DNA methylation of the TERT promoter and its impact on human cancer.

Telomere maintenance is a hallmark of human cancer that enables replicative immortality. Most cancer cells acquire telomere maintenance by telomerase activation through expression of telomerase reverse transcriptase (TERT), a rate-limiting component of the telomerase holoenzyme. Although multiple cancer-specific genetic alterations such as gain of TERT copy number and recurrent TERT promoter mutations (TPM) have been identified, the majority of cancers still express TERT via unknown mechanisms. In the last decade, DNA methylation of the TERT promoter emerged as a putative epigenetic regulatory mechanism of telomerase activation in cancer. Here, we comparatively discuss studies that investigated the DNA methylation landscape of the TERT promoter. We further review the biological and clinical impacts of TERT promoter hypermethylation in cancer and provide insight into future applications of this phenomenon.

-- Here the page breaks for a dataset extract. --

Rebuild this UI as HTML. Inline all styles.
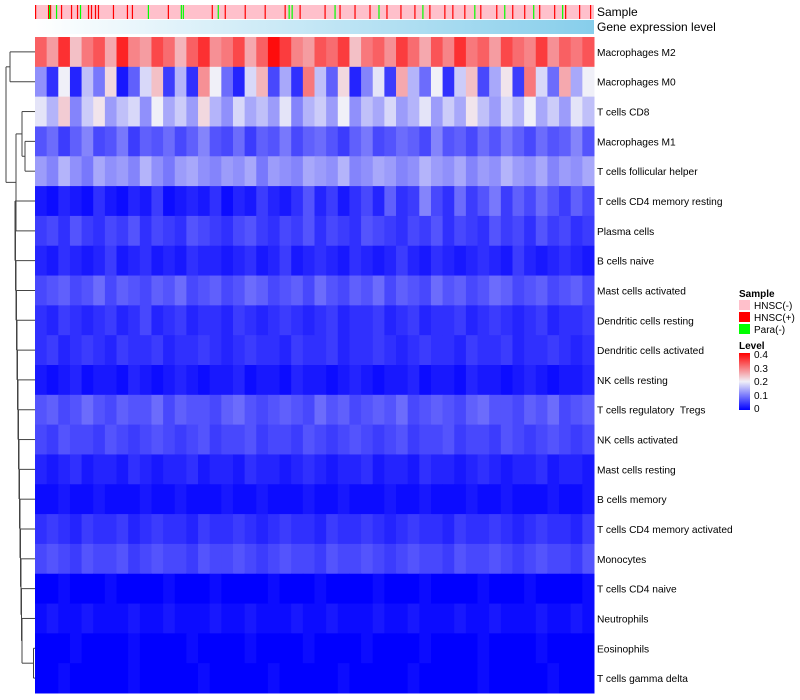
<!DOCTYPE html>
<html><head><meta charset="utf-8"><style>
body{margin:0;background:#fff;width:800px;height:700px;overflow:hidden}
svg{display:block;font-family:"Liberation Sans",sans-serif}
</style></head><body>
<svg id="chart" width="800" height="700">
<defs><linearGradient id="geg" x1="0" x2="1" y1="0" y2="0"><stop offset="0" stop-color="#ffffff"/><stop offset="1" stop-color="#87ceeb"/></linearGradient>
<linearGradient id="lvl" x1="0" x2="0" y1="1" y2="0"><stop offset="0" stop-color="#0000ff"/><stop offset="0.5" stop-color="#f0f0f8"/><stop offset="1" stop-color="#ff0000"/></linearGradient></defs>
<g id="anno"></g><g id="cells"></g><g id="dendro"></g><g id="labels"></g>
<g font-size="10">
<text x="739" y="297" font-weight="bold">Sample</text>
<rect x="739" y="300" width="11" height="10" fill="#ffc0cb"/><text x="754" y="309">HNSC(-)</text>
<rect x="739" y="312" width="11" height="10" fill="#ff0000"/><text x="754" y="321">HNSC(+)</text>
<rect x="739" y="324" width="11" height="10" fill="#00ff00"/><text x="754" y="333">Para(-)</text>
<text x="739" y="349" font-weight="bold">Level</text>
<rect x="739" y="353" width="11" height="57" fill="url(#lvl)"/>
<text x="754" y="358">0.4</text>
<text x="754" y="372">0.3</text>
<text x="754" y="385">0.2</text>
<text x="754" y="399">0.1</text>
<text x="754" y="412">0</text>
</g>
<text x="597" y="16" font-size="12">Sample</text>
<text x="597" y="31" font-size="12">Gene expression level</text>
</svg>
<script>
const rowNames=["Macrophages M2","Macrophages M0","T cells CD8","Macrophages M1","T cells follicular helper","T cells CD4 memory resting","Plasma cells","B cells naive","Mast cells activated","Dendritic cells resting","Dendritic cells activated","NK cells resting","T cells regulatory  Tregs","NK cells activated","Mast cells resting","B cells memory","T cells CD4 memory activated","Monocytes","T cells CD4 naive","Neutrophils","Eosinophils","T cells gamma delta"];
// values in hundredths (0..40)
const r0=[32,27,36,24,30,33,26,37,29,27,34,31,25,32,36,28,30,34,26,32,39,35,29,27,33,31,35,24,30,32,28,35,31,26,33,29,36,30,32,27,34,31,29,35,28,32,30,33];
const r1=[12,4,20,3,16,10,22,2,8,18,24,5,15,4,28,20,9,3,18,25,6,14,4,30,16,8,22,3,11,19,5,26,15,9,20,4,17,24,6,14,21,5,30,18,9,26,14,20];
const r2=[19,15,23,11,17,21,13,16,18,12,20,14,17,13,22,15,12,18,14,16,13,19,11,15,17,13,20,12,16,14,18,13,15,19,13,17,14,21,16,13,18,15,20,14,17,13,19,16];
const r3=[7,9,5,8,11,6,7,10,5,8,7,9,6,8,11,7,6,9,5,8,7,10,6,8,9,7,5,8,10,6,7,9,8,6,11,7,8,6,9,7,10,8,6,9,7,8,11,7];
const r4=[13,11,15,12,10,14,12,13,11,15,12,10,13,14,12,11,13,12,14,10,13,12,11,14,13,12,15,11,12,14,13,11,12,15,13,12,14,11,13,12,15,13,12,14,11,13,12,14];
const r5=[2,1,3,2,1,4,2,1,3,2,5,1,2,3,2,4,1,3,2,5,3,2,4,7,3,5,2,4,6,3,8,4,5,11,6,4,9,5,7,10,5,8,6,9,7,5,8,6];
const r6=[5,6,4,7,5,4,6,5,7,4,6,5,4,7,6,5,4,6,7,5,4,6,5,7,4,6,5,4,7,6,5,4,6,5,7,4,6,5,4,7,5,6,4,7,5,6,4,5];
const r7=[3,2,4,3,2,3,5,2,3,4,2,3,2,4,3,3,2,3,4,2,3,5,2,3,4,3,2,4,3,2,3,5,3,2,4,3,2,3,4,3,2,5,3,2,3,4,3,2];
const r8=[6,7,8,6,7,9,6,8,7,6,8,7,9,6,7,8,6,7,9,8,6,7,8,6,9,7,6,8,7,9,6,8,7,6,9,7,8,6,7,9,8,6,7,8,6,7,8,6];
const r9=[4,3,5,4,3,4,5,3,4,6,3,4,5,3,4,4,3,5,4,3,4,5,4,3,4,5,3,4,4,5,3,4,5,3,4,4,5,3,4,5,4,3,4,5,3,4,4,5];
const r10=[4,5,3,4,5,4,3,5,4,4,5,3,4,4,5,4,3,4,5,4,4,3,5,4,4,5,3,4,4,5,4,3,4,5,4,4,3,5,4,4,5,3,4,4,5,4,3,4];
const r11=[2,1,2,3,1,2,2,1,3,2,1,2,3,2,1,2,2,3,1,2,2,1,3,2,2,1,2,3,2,1,2,2,3,1,2,2,1,3,2,2,1,2,3,2,1,2,2,3];
const r12=[7,8,6,7,9,7,6,8,7,7,9,6,8,7,7,6,8,9,7,6,7,8,7,6,9,7,8,6,7,8,7,9,6,7,8,7,6,8,9,7,7,6,8,7,9,6,7,8];
const r13=[6,5,7,6,6,5,7,6,5,6,7,6,5,6,7,5,6,6,7,5,6,6,5,7,6,5,6,7,6,5,6,7,5,6,6,7,5,6,6,5,7,6,5,6,7,6,5,6];
const r14=[3,2,3,4,2,3,3,2,4,3,2,3,3,4,2,3,3,2,4,3,3,2,3,4,3,2,3,3,4,2,3,3,2,4,3,3,2,3,4,3,2,3,3,4,2,3,3,2];
const r15=[1,1,2,1,1,2,1,1,1,2,1,1,2,1,1,1,2,1,1,2,1,1,1,2,1,1,2,1,1,1,2,1,1,2,1,1,1,2,1,1,2,1,1,1,2,1,1,2];
const r16=[4,5,4,3,5,4,4,5,3,4,5,4,4,3,5,4,4,5,4,3,4,5,4,4,3,5,4,4,5,4,3,4,5,4,4,3,5,4,4,5,4,3,4,5,4,4,3,5];
const r17=[6,7,6,5,7,6,6,7,5,6,7,6,6,5,7,6,6,7,6,5,6,7,6,6,5,7,6,6,7,6,5,6,7,6,6,5,7,6,6,7,6,5,6,7,6,6,5,7];
const r18=[0,0,1,0,0,0,1,0,0,0,0,1,0,0,0,1,0,0,0,0,1,0,0,0,1,0,0,0,0,1,0,0,0,1,0,0,0,0,1,0,0,0,1,0,0,0,0,1];
const r19=[1,2,1,1,2,1,1,1,2,1,1,2,1,1,1,2,1,1,2,1,1,1,2,1,1,2,1,1,1,2,1,1,2,1,1,1,2,1,1,2,1,1,1,2,1,1,2,1];
const r20=[0,0,0,1,0,0,0,0,1,0,0,0,0,1,0,0,0,0,1,0,0,0,0,1,0,0,0,0,1,0,0,0,0,1,0,0,0,0,1,0,0,0,0,1,0,0,0,0];
const r21=[0,0,1,0,0,0,0,0,1,0,0,0,0,0,1,0,0,0,0,0,1,0,0,0,0,0,1,0,0,0,0,0,1,0,0,0,0,0,1,0,0,0,0,0,1,0,0,0];
const rowValues=[r0,r1,r2,r3,r4,r5,r6,r7,r8,r9,r10,r11,r12,r13,r14,r15,r16,r17,r18,r19,r20,r21];
// sample annotation: total samples and indices of HNSC(+) and Para(-) samples
const nSamples=560;
const hnscPos=[0,13,15,26,36,42,53,56,60,63,78,92,97,133,177,190,210,230,250,265,290,305,320,335,352,366,380,395,410,418,430,446,462,478,490,505,520,531,545,556];
const paraNeg=[14,21,45,113,146,148,183,254,257,300,344,388,440,470,499,528];

const NS='http://www.w3.org/2000/svg';
const X0=35,X1=594,Y0=37,Y1=693;
const rowH=(Y1-Y0)/rowNames.length;
function colorOf(v){v=Math.max(0,Math.min(0.4,v));
 if(v<=0.2){const t=v/0.2;return `rgb(${Math.round(240*t)},${Math.round(240*t)},${Math.round(255-7*t)})`;}
 const t=(v-0.2)/0.2;return `rgb(${Math.round(240+15*t)},${Math.round(240*(1-t))},${Math.round(248*(1-t))})`;}
function mk(tag,attrs,parent){const e=document.createElementNS(NS,tag);for(const k in attrs)e.setAttribute(k,attrs[k]);parent.appendChild(e);return e;}
const anno=document.getElementById('anno');
let bg=mk('rect',{x:X0,y:5,width:X1-X0,height:14,fill:'#ffc0cb'},anno);


const sx=i=>X0+i*(X1-X0)/nSamples;
hnscPos.forEach(i=>{const r=mk('rect',{x:sx(i),y:5,width:1.2,height:14,fill:'#ff0000'},anno);

});
paraNeg.forEach(i=>{const r=mk('rect',{x:sx(i),y:5,width:1.2,height:14,fill:'#00ff00'},anno);

});
const gb=mk('rect',{x:X0,y:20,width:X1-X0,height:14,fill:'url(#geg)'},anno);


const cells=document.getElementById('cells');
rowValues.forEach((row,ri)=>{const cw=(X1-X0)/row.length;
 row.forEach((v,ci)=>{const c=mk('rect',{x:X0+ci*cw,y:Y0+ri*rowH,width:cw+0.5,height:rowH+0.5,fill:colorOf(v/100)},cells);
 
 });});
const labels=document.getElementById('labels');
rowNames.forEach((n,i)=>{const t=mk('text',{x:597,y:Y0+(i+0.5)*rowH+4,'font-size':10.2,'xml:space':'preserve',style:'white-space:pre'},labels);t.textContent=n;

});
// dendrogram
const d=document.getElementById('dendro');const cy=i=>Y0+(i+0.5)*rowH;
function seg(x1,y1,x2,y2){const l=mk('line',{x1,y1,x2,y2,stroke:'#444','stroke-width':1},d);

}
function join(xa,ya,xb,yb,xj){seg(xa,ya,xj,ya);seg(xb,yb,xj,yb);seg(xj,ya,xj,yb);return (ya+yb)/2;}
const a=join(X0,cy(0),X0,cy(1),10);
const m=join(X0,cy(3),X0,cy(4),25);
const b=join(X0,cy(2),25,m,22);
const ladderX=[33,32,31,30,29.5,29,28.5,28,27,26.5,26,25,24,23,22,20];
let cur=join(X0,cy(20),X0,cy(21),33.5);let xs=33.5;
for(let r=19;r>=5;r--){const xj=ladderX[r-5]-0;const nx=Math.min(xj,xs-0.5);cur=join(X0,cy(r),xs,cur,nx);xs=nx;}
const c2=join(22,b,xs,cur,16);
join(10,a,16,c2,6);
</script>
</body></html>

DNA hypermethylation within TERT promoter upregulates TERT expression in cancer.

Replicative immortality is a hallmark of cancer cells governed by telomere maintenance. Approximately 90% of human cancers maintain their telomeres by activating telomerase, driven by the transcriptional upregulation of telomerase reverse transcriptase (TERT). Although TERT promoter mutations (TPMs) are a major cancer-associated genetic mechanism of TERT upregulation, many cancers exhibit TERT upregulation without TPMs. In this study, we describe the TERT hypermethylated oncological region (THOR), a 433-bp genomic region encompassing 52 CpG sites located immediately upstream of the TERT core promoter, as a cancer-associated epigenetic mechanism of TERT upregulation. Unmethylated THOR repressed TERT promoter activity regardless of TPM status, and hypermethylation of THOR counteracted this repressive function. THOR methylation analysis in 1,352 human tumors revealed frequent (>45%) cancer-associated DNA hypermethylation in 9 of 11 (82%) tumor types screened. Additionally, THOR hypermethylation, either independently or along with TPMs, accounted for how approximately 90% of human cancers can aberrantly activate telomerase. Thus, we propose that THOR hypermethylation is a prevalent telomerase-activating mechanism in cancer that can act independently of or in conjunction with TPMs, further supporting the utility of THOR hypermethylation as a prognostic biomarker.